Your Top Questions on RMB Strength, Answered

I own an ETF that tracks the MSCI China Index. Will a stronger RMB automatically make it go up?
Not automatically. The ETF's net asset value in USD terms gets a translation boost from a stronger RMB, which is a positive. However, the underlying stocks are a mix of winners and losers from the currency move. Heavyweight exporters and manufacturers in the index could see earnings pressure, which may offset the currency gain. The net effect depends on the index's specific composition. You need to dig into the ETF's top holdings to gauge the real impact.
As a US investor, does RMB appreciation make Chinese stocks cheaper or more expensive for me?

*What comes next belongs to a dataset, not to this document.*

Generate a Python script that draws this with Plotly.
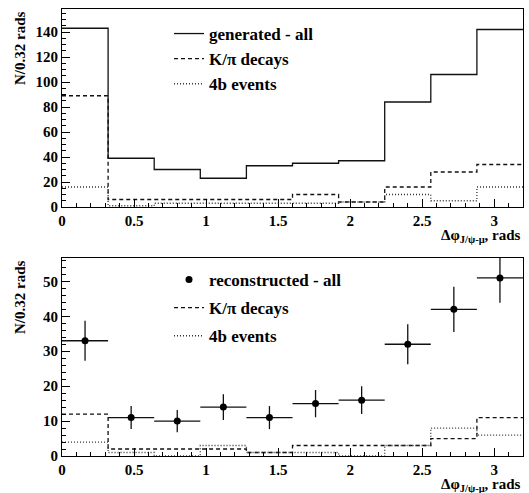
import plotly.graph_objects as go

# ---- data ----
bin_edges = [0.0, 0.32, 0.64, 0.96, 1.28, 1.60, 1.92, 2.24, 2.56, 2.88, 3.20]

gen_all = [143, 39, 30, 23, 33, 35, 37, 84, 106, 142]
gen_kpi = [89, 6, 6, 6, 6, 10, 4, 16, 28, 34]
gen_4b = [16, 1, 3, 3, 3, 3, 4, 10, 5, 16]

rec_all = [33, 11, 10, 14, 11, 15, 16, 32, 42, 51]
rec_err = [5.7, 3.3, 3.2, 3.7, 3.3, 3.9, 4.0, 5.7, 6.5, 7.1]
rec_kpi = [12, 2, 2, 2, 1, 3, 3, 3, 5, 11]
rec_4b = [4, 1, 0, 3, 1, 1, 0, 3, 8, 6]

x_ticks = [0, 0.5, 1, 1.5, 2, 2.5, 3]
x_ticklabels = ["0", "0.5", "1", "1.5", "2", "2.5", "3"]

FONT = "Liberation Serif, Times New Roman, serif"
W, H = 529, 493
ML, MR, MT, MB = 62, 6, 9, 37
PH = H - MT - MB
PW = W - ML - MR

DASH = "4px,3px"
DOT = "1px,2px"


def step_xy(values):
    xs = list(bin_edges)
    ys = list(values) + [values[-1]]
    return xs, ys


centers = [(bin_edges[i] + bin_edges[i + 1]) / 2 for i in range(len(bin_edges) - 1)]
halfw = [(bin_edges[i + 1] - bin_edges[i]) / 2 for i in range(len(bin_edges) - 1)]

fig = go.Figure()

# top panel
for vals, dash, name, color, gi in [
    (gen_all, "solid", "generated - all", "#111111", "a"),
    (gen_kpi, DASH, "K/\u03c0 decays", "#111111", "b"),
    (gen_4b, DOT, "4b events", "#333333", "c"),
]:
    xs, ys = step_xy(vals)
    fig.add_trace(go.Scatter(x=xs, y=ys, mode="lines",
                             line=dict(shape="hv", color=color, width=1.3, dash=dash),
                             name=name, xaxis="x", yaxis="y", legend="legend", legendgroup="t" + gi,
                             hoverinfo="skip"))

# bottom panel
fig.add_trace(go.Scatter(x=centers, y=rec_all, mode="markers",
                         marker=dict(color="black", size=7, symbol="circle"),
                         error_x=dict(type="data", array=halfw, width=0, color="#111111", thickness=1.3),
                         error_y=dict(type="data", array=rec_err, width=0, color="#111111", thickness=1.3),
                         name="reconstructed - all", xaxis="x2", yaxis="y2", legend="legend2",
                         legendgroup="ba"))
for vals, dash, name, color, gi in [
    (rec_kpi, DASH, "K/\u03c0 decays", "#111111", "b"),
    (rec_4b, DOT, "4b events", "#333333", "c"),
]:
    xs, ys = step_xy(vals)
    fig.add_trace(go.Scatter(x=xs, y=ys, mode="lines",
                             line=dict(shape="hv", color=color, width=1.3, dash=dash),
                             name=name, xaxis="x2", yaxis="y2", legend="legend2", legendgroup="b" + gi,
                             hoverinfo="skip"))


def ypix_to_paper(p):
    return (H - MB - p) / PH


def xpix_to_paper(p):
    return (p - ML) / PW


tickfont = dict(family=FONT, size=15, color="black", weight="bold")
xcommon = dict(range=[0, 3.2], tickvals=x_ticks, ticktext=x_ticklabels, ticks="inside", ticklen=8,
               tickcolor="black", showline=True, linecolor="black", linewidth=1, mirror=True,
               showgrid=False, zeroline=False, tickfont=tickfont,
               minor=dict(dtick=0.1, tick0=0, ticks="inside", ticklen=4, tickcolor="black"))
ycommon = dict(ticks="inside", ticklen=8, tickcolor="black", showline=True, linecolor="black", linewidth=1,
               mirror=True, showgrid=False, zeroline=False, tickfont=tickfont)

top_dom = [ypix_to_paper(207), 1.0]
bot_dom = [0.0, ypix_to_paper(258)]

legfont = dict(family=FONT, size=17, color="black", weight="bold")
titlefont = dict(family=FONT, size=15, color="black", weight="bold")

fig.update_layout(
    width=W, height=H, paper_bgcolor="white", plot_bgcolor="white",
    margin=dict(l=ML, r=MR, t=MT, b=MB),
    showlegend=True,
    xaxis=dict(domain=[0, 1], anchor="y", **xcommon),
    yaxis=dict(domain=top_dom, anchor="x", range=[0, 158.4], dtick=20,
               minor=dict(dtick=5, ticks="inside", ticklen=4, tickcolor="black"), **ycommon),
    xaxis2=dict(domain=[0, 1], anchor="y2", **xcommon),
    yaxis2=dict(domain=bot_dom, anchor="x2", range=[0, 56.7], dtick=10,
                minor=dict(dtick=2, ticks="inside", ticklen=4, tickcolor="black"), **ycommon),
    legend=dict(x=xpix_to_paper(169), y=ypix_to_paper(16), xanchor="left", yanchor="top",
                bgcolor="rgba(0,0,0,0)", font=legfont, traceorder="grouped", tracegroupgap=0,
                itemwidth=30),
    legend2=dict(x=xpix_to_paper(169), y=ypix_to_paper(262), xanchor="left", yanchor="top",
                 bgcolor="rgba(0,0,0,0)", font=legfont, traceorder="grouped", tracegroupgap=3,
                 itemwidth=30),
    annotations=[
        dict(text="N/0.32 rads", xref="paper", yref="paper", x=xpix_to_paper(10),
             y=ypix_to_paper(9), xanchor="left", yanchor="top", textangle=-90, showarrow=False,
             font=titlefont),
        dict(text="N/0.32 rads", xref="paper", yref="paper", x=xpix_to_paper(10),
             y=ypix_to_paper(258), xanchor="left", yanchor="top", textangle=-90, showarrow=False,
             font=titlefont),
        dict(text="\u0394\u03c6<sub>J/\u03c8-\u03bc</sub>, rads", xref="paper", yref="paper", x=1.0,
             y=ypix_to_paper(225), xanchor="right", yanchor="top", showarrow=False,
             font=titlefont),
        dict(text="\u0394\u03c6<sub>J/\u03c8-\u03bc</sub>, rads", xref="paper", yref="paper", x=1.0,
             y=ypix_to_paper(474), xanchor="right", yanchor="top", showarrow=False,
             font=titlefont),
    ],
)

fig.write_html("out.html", post_script="document.body.style.margin='0';",
               config={"displayModeBar": False})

It makes them more expensive in dollar terms. If a Chinese stock's price is constant in yuan, a stronger RMB means you need more dollars to buy the same share. This can be a headwind for attracting new US investment. However, if the appreciation is driven by strong economic fundamentals that also boost corporate earnings, the stock's price in yuan might rise, potentially offsetting the currency effect. You're evaluating two variables: local share price performance and the exchange rate.
What's the single most reliable indicator that genuine, market-driven RMB appreciation pressure is building?
Watch the onshore (CNY) and offshore (CNH) spread. When the offshore rate (traded freely in Hong Kong) trades consistently stronger than the onshore rate (set in Shanghai with more controls), it's a strong signal that international market demand for the yuan is exceeding domestic supply or policy guidance. A sustained positive CNH premium often precedes or confirms a genuine appreciation trend that the PBOC may eventually accommodate. It's a cleaner signal than just the daily fixing.
If I'm worried about RMB depreciation instead, what's the simplest hedge in my portfolio?
For a global investor, holding a core position in broad, unhedged US or global equity ETFs is a natural, if imperfect, hedge. Since these assets are priced in dollars, a weaker RMB (stronger dollar) increases their value in RMB terms. For more direct exposure, some investors use funds like the ProShares UltraShort Yuan ETF, but these are complex instruments with significant risks and decay over time, suitable only for sophisticated, active traders with a clear short-term view.

Understanding RMB appreciation is about connecting global capital flows to your own financial decisions. It's not a remote economic concept. It's in the price of your imports, the health of your international investments, and the strategy of every company doing business across the Pacific. By focusing on the mechanisms and the real-world impacts, you move from reacting to headlines to making informed, strategic choices with your money.